> [The request]
Only the lines from the top of the listing below to the line that has "import pandas as pd" should be echoed, with both ends kept and pictures left out.

> [Data section]

------------------------------------------------

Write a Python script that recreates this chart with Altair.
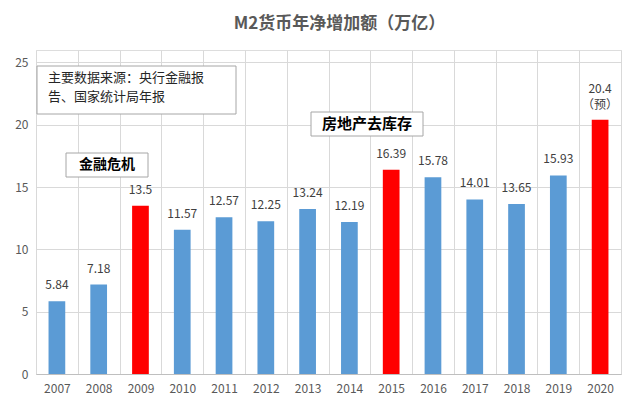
import altair as alt
import pandas as pd

years = ["2007", "2008", "2009", "2010", "2011", "2012", "2013",
         "2014", "2015", "2016", "2017", "2018", "2019", "2020"]
values = [5.84, 7.18, 13.5, 11.57, 12.57, 12.25, 13.24,
          12.19, 16.39, 15.78, 14.01, 13.65, 15.93, 20.4]
labels = ["5.84", "7.18", "13.5", "11.57", "12.57", "12.25", "13.24",
          "12.19", "16.39", "15.78", "14.01", "13.65", "15.93", "20.4"]
notes = ["", "", "", "", "", "", "", "", "", "", "", "", "", "（预）"]
highlight = [False, False, True, False, False, False, False,
             False, True, False, False, False, False, True]

title_text = "M2货币年净增加额（万亿）"
note_lines = "主要数据来源：央行金融报\n告、国家统计局年报"
crisis_text = "金融危机"
housing_text = "房地产去库存"

df = pd.DataFrame({"year": years, "value": values, "label": labels,
                   "note": notes,
                   "hl": ["red" if h else "blue" for h in highlight]})

FONT = "Noto Sans CJK SC"
W, H = 585, 324

x = alt.X("year:N", sort=years, title=None,
          scale=alt.Scale(paddingInner=0, paddingOuter=0),
          axis=alt.Axis(tickBand="extent", grid=True, gridColor="#D9D9D9",
                        ticks=False, domainColor="#BFBFBF", labelAngle=0,
                        labelColor="#595959", labelFontSize=12, labelFont=FONT,
                        labelPadding=9))
y = alt.Y("value:Q", title=None,
          scale=alt.Scale(domain=[0, 25]),
          axis=alt.Axis(values=[0, 5, 10, 15, 20, 25], grid=True,
                        gridColor="#D9D9D9", domain=False, ticks=False,
                        labelColor="#595959", labelFontSize=12, labelFont=FONT,
                        labelPadding=8))

base = alt.Chart(df)

bars = base.mark_bar(width=alt.RelativeBandSize(0.4)).encode(
    x=x, y=y,
    color=alt.Color("hl:N", scale=alt.Scale(domain=["blue", "red"],
                                            range=["#5B9BD5", "#FF0000"]),
                    legend=None))

tx = alt.X("year:N", sort=years)
texts_plain = base.transform_filter(alt.datum.note == "").mark_text(
    baseline="bottom", dy=-9, fontSize=12, font=FONT, color="#404040").encode(
    x=tx, y="value:Q", text="label:N")
texts_top = base.transform_filter(alt.datum.note != "").mark_text(
    baseline="bottom", dy=-24, fontSize=12, font=FONT, color="#404040").encode(
    x=tx, y="value:Q", text="label:N")
texts_note = base.transform_filter(alt.datum.note != "").mark_text(
    baseline="bottom", dy=-8, fontSize=12, font=FONT, color="#404040").encode(
    x=tx, y="value:Q", text="note:N")

ann = pd.DataFrame({"k": [0]})
abase = alt.Chart(ann)

box1 = abase.mark_rect(fill="white", stroke="#A6A6A6", strokeWidth=1).encode(
    x=alt.value(1), x2=alt.value(200), y=alt.value(16), y2=alt.value(64))
txt1 = abase.mark_text(align="left", baseline="middle", fontSize=13, font=FONT,
                       color="#262626", lineBreak="\n", lineHeight=19).encode(
    x=alt.value(12), y=alt.value(28), text=alt.value(note_lines))

box2 = abase.mark_rect(fill="white", stroke="#A6A6A6", strokeWidth=1).encode(
    x=alt.value(30), x2=alt.value(112), y=alt.value(103), y2=alt.value(127))
txt2 = abase.mark_text(align="center", baseline="middle", fontSize=14, font=FONT,
                       fontWeight="bold", color="#000000").encode(
    x=alt.value(71), y=alt.value(115), text=alt.value(crisis_text))

box3 = abase.mark_rect(fill="white", stroke="#A6A6A6", strokeWidth=1).encode(
    x=alt.value(275), x2=alt.value(387), y=alt.value(62), y2=alt.value(86))
txt3 = abase.mark_text(align="center", baseline="middle", fontSize=15, font=FONT,
                       fontWeight="bold", color="#000000").encode(
    x=alt.value(331), y=alt.value(74), text=alt.value(housing_text))

chart = alt.layer(bars, texts_plain, texts_top, texts_note,
                  box1, txt1, box2, txt2, box3, txt3).properties(
    width=W, height=H,
    title=alt.Title(title_text, fontSize=17, fontWeight="bold", color="#595959",
                    font=FONT, anchor="middle", dx=11, offset=17),
    autosize=alt.AutoSizeParams(type="none"),
    padding={"left": 28, "top": 42, "right": 10, "bottom": 30},
).configure_view(stroke="#D9D9D9").configure(background="white")

chart.save("out.html", embed_options={"renderer": "svg", "actions": False})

------------------------------------------------

> [Result of this exercise]
Write a Python script that recreates this chart with Altair.
import altair as alt
import pandas as pd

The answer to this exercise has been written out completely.